Klasifikasi HRG juga dianggap tidak transparan dan tidak konsisten.
Ghana mewajibkan:
-
label kedaluwarsa yang sesuai regulasi,
-
dua pertiga masa simpan masih tersisa saat masuk pelabuhan.
Produk yang tidak memenuhi syarat harus diekspor kembali atau dimusnahkan.
Sejak 2019, Ghana memberlakukan standar UNECE, kemudian mengakomodasi sertifikasi FMVSS (AS) setelah advokasi. Namun persyaratan untuk kendaraan bekas yang berlaku sejak 2022 belum disertai daftar lembaga akreditasi, menciptakan ketidakpastian operasional.
SPS
Ghana melarang impor daging dengan kadar lemak di atas batas tertentu, seperti 15% untuk unggas dan 25% untuk daging sapi, babi, dan domba. Regulasi ini dinilai tidak berbasis risiko.
Pengadaan Pemerintah: Preferensi Lokal dan Akses Pasar yang Terbatas
Pengadaan pemerintah sering menggunakan sole-source contracting, dengan margin preferensi 7,5–20% bagi produk lokal. Kendati undang-undang pengadaan ada, pelaku usaha melaporkan:
-
transparansi rendah,
-
ketergantungan pada pembiayaan pemerintah asing,
-
serta kasus korupsi dalam tender.
Ghana bukan anggota GPA WTO, sehingga akses bagi perusahaan internasional semakin terbatas.
Perlindungan Kekayaan Intelektual: Reformasi Ada, Penegakan Lemah
Walaupun Ghana telah meratifikasi beberapa perjanjian IP baru, penegakan di lapangan masih lemah. Penjualan barang palsu tetap masif, dan proses persidangan kasus pelanggaran sering mengalami penundaan.

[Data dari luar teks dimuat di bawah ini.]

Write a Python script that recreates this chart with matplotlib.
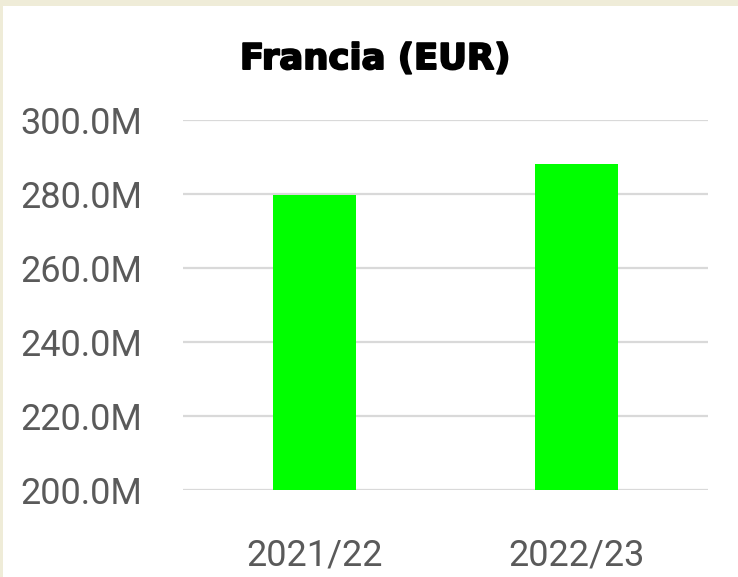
import matplotlib.pyplot as plt
import matplotlib.patheffects as pe
from matplotlib.patches import Rectangle
from matplotlib.ticker import FuncFormatter

seasons = ["2021/22", "2022/23"]
revenue = [279.7e6, 288.1e6]
y_ticks = [200e6, 220e6, 240e6, 260e6, 280e6, 300e6]

W, H = 738, 577
fig = plt.figure(figsize=(W / 100, H / 100), dpi=100)
fig.patch.set_facecolor("white")

# beige page frame visible on top and left edges
beige = "#EFECD8"
fig.patches.append(Rectangle((0, 1 - 6 / H), 1, 6 / H, transform=fig.transFigure,
                             facecolor=beige, edgecolor="none", zorder=0))
fig.patches.append(Rectangle((0, 0), 3 / W, 1, transform=fig.transFigure,
                             facecolor=beige, edgecolor="none", zorder=0))

ax = fig.add_axes([183 / W, (H - 490) / H, (708 - 183) / W, (490 - 120) / H])
ax.bar(range(len(seasons)), revenue, width=0.316, color="#00FF00", zorder=3)

ax.set_ylim(200e6, 300e6)
ax.set_xlim(-0.5, 1.5)
ax.set_yticks(y_ticks)
ax.yaxis.set_major_formatter(FuncFormatter(lambda v, p: f"{v / 1e6:.1f}M"))
ax.set_xticks(range(len(seasons)))
ax.set_xticklabels(seasons)

ax.grid(axis="y", color="#D9D9D9", linewidth=1.6, zorder=0)
for s in ax.spines.values():
    s.set_visible(False)
ax.tick_params(length=0, colors="#5A5A5A", labelsize=26)
ax.tick_params(axis="y", pad=29)
ax.tick_params(axis="x", pad=34)
for lab in ax.get_xticklabels() + ax.get_yticklabels():
    lab.set_family("Roboto")

# heavy title (thickened bold to look like a black-weight face)
fig.text(375 / W, 1 - 59 / H, "Francia (EUR)", ha="center", va="center",
         fontsize=25.5, fontweight="bold", family="DejaVu Sans", color="black",
         path_effects=[pe.Stroke(linewidth=1.4, foreground="black"), pe.Normal()])

fig.savefig("out.png", dpi=100)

Perusahaan fintech dan startup digital menyebut risiko pencurian IP sebagai hambatan signifikan dalam berkembang di Ghana.
Hambatan Investasi: Pembatasan Sektor Kunci dan Tantangan Kepastian Kontrak
Beberapa sektor utama—telekomunikasi, perbankan, perikanan, minyak dan gas, real estat—tetap dibatasi untuk investor asing. Tantangan besar lainnya adalah:
-
perubahan sepihak syarat kontrak,
-
renegosiasi paksa dengan BUMN,
-
dan tunggakan pembayaran bernilai ratusan juta dolar terhadap perusahaan AS.
Pertambangan
Non-Ghanaians tidak dapat memperoleh lisensi tambang kecil (<25 acre). Lisensi mineral industri hanya bisa diajukan untuk proyek senilai > $10 juta. Pemerintah secara otomatis mengambil 10% kepemilikan tanpa biaya.
- Minyak dan Gas
Ghana National Petroleum Corporation (GNPC) memiliki min. 15% kepemilikan di setiap proyek eksplorasi. Perusahaan harus menggandeng firma lokal minimal 5%, yang tidak dapat dipindahkan kepemilikannya kepada pihak asing.
Di samping itu:
-
semua kontrak di atas $100.000 membutuhkan persetujuan Menteri Energi,
-
syarat local content dinilai berlebihan oleh investor internasional,
-
biaya registrasi tahunan bagi penyedia jasa asing berkisar $70.000–$150.000, jauh di atas tarif lokal.
Hambatan Tambahan: Regulasi Logistik Baru dan Larangan Ekspor
Undang-undang Ghana Shippers’ Authority (2024) memberi wewenang kepada otoritas untuk mengatur penyedia jasa pelayaran dan menetapkan biaya mereka. Kebijakan ini menambah lapisan regulasi baru dalam sektor logistik.
Ghana juga masih mempertahankan larangan ekspor besi tua sejak 2013, yang berdampak pada industri daur ulang dan perdagangan regional.
Penutup: Pasar Potensial dengan Risiko Kebijakan yang Tinggi
Ghana memiliki potensi ekonomi yang kuat, terutama dalam sektor agrikultur, energi, dan manufaktur. Namun hambatan perdagangan yang berlapis—dari pembatasan devisa hingga tarif kendaraan, dari HRG requirements hingga preferensi lokal dalam tender—menciptakan lanskap yang menuntut perencanaan matang bagi pelaku usaha global.
Keberhasilan memasuki pasar Ghana pada 2025 bergantung pada kemampuan perusahaan memahami dinamika kebijakan yang fluktuatif, serta kesiapan menghadapi risiko regulasi yang lebih tinggi dibanding banyak negara lain di kawasan Afrika Barat.
Daftar Pustaka
Office of the United States Trade Representative, 2025 National Trade Estimate Report on Foreign Trade Barriers – Ghana Section.